OK - my Australian geography sucks - but if you are in Mid North Coast it looks, at first glance, as if you are quite a long way from Sydney? Australia does use VHF - which 'goes further' than UHF - as well as UHF - but I'm used to coverage areas being in the <80 km radius even for high power transmitters)
The fact that you only have one successfully scanned Mux (OK) and the others haven't successfully scanned (FAIL) suggests one of three things :
1. You have the wrong frequencies and just hit one that was right by good luck.
2. You have a terrible signal (but if the aerial/antenna feed that you are feeding your tuner works fine with a regular TV that's unlikely)
3. Your tuner is lousy. (The X Box One isn't the world's best, but for DVB-T I'd expect it to be OK)
The key thing is to find out the frequencies of the TV transmitter that serves your area. Add muxes on those frequencies manually, and you may have more luck.
You add muxes in the Configuration->DVB Inputs->Muxes tab - where there are ADD, DELETE and EDIT options. If you have one MUX that works, then editing that and Creating rather than Applying will save the edited version as a new mux (very useful for quickly adding a bunch of frequencies with the same DVB-T parameters)
Australia uses 7MHz Bandwidth according to the ACMA site, and I'd expect 8K carriers. You'll probably find you can leave the other details on AUTO. (But, if not, 64QAM is a good bet )
mySwitch looks to be a useful Australian TV frequency/coverage checker site. Enter your post code/zip code and it will tell you your coverage. HOWEVER if you look below where it says the level of coverage there is a little link called 'Channels for...' (which tells you which channels you should receive) - if you click on that it not only tells you the channels but also returns the frequencies for each multiplex (i.e. the frequencie each group of channels is broadcast on)
I chose a random 'Mid North Coast' town - Port Macquarie - and entered it in the my switch coverage checker. It suggests the Manning River location for this served by the Middle Brother main TV transmitter with the following frequencies :
184.5MHz for the ABC channels
177.5MHz for the SBS channels
191.5MHz for the Prime (aka Seven?) channels
226.5MHz for the NBN channels
219.5MHz for the Southern Cross channels
Those are all VHF channels (Australia uses VHF massively - whereas those of us in Europe often have mainly UHF services. In the UK we have no TV in VHF, whereas in places like Sweden you may have just one of the 6 or 7 muxes in VHF)

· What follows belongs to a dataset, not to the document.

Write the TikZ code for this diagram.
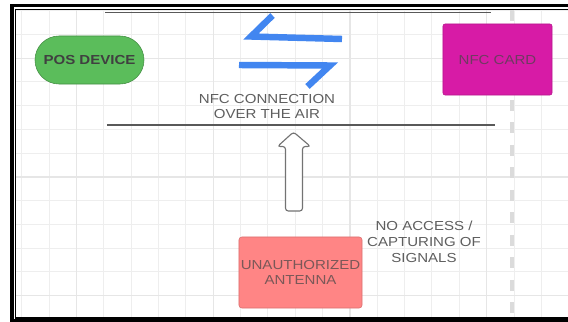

Obviously you may well be somewhere very different on the Mid North Coast - so don't take those numbers as correct.
tvradio_handbook_electronic_edition-pdf.pdf?la=en is a comprehensive list of TV transmitter frequencies by region etc. which may help you find your frequencies if you know the name of your local transmitter. It also tells you the broadcast power of each transmitter - as they vary massively depending on whether they are 'main' transmitters or just little local fill-in transmitters to fill a small coverage gap.
Also if you know the official call sign of your TV stations (i.e. ABC7, SBS6) then the number at the end of the call sign is the RF channel of the station you are trying to receive. You can map the RF channel number to a frequency with the table on p. 403. However it is possible Australia, like other countries, uses small +ve or -ve offsets (125kHz I think) so you are better advised to use the actual frequencies if you can find them.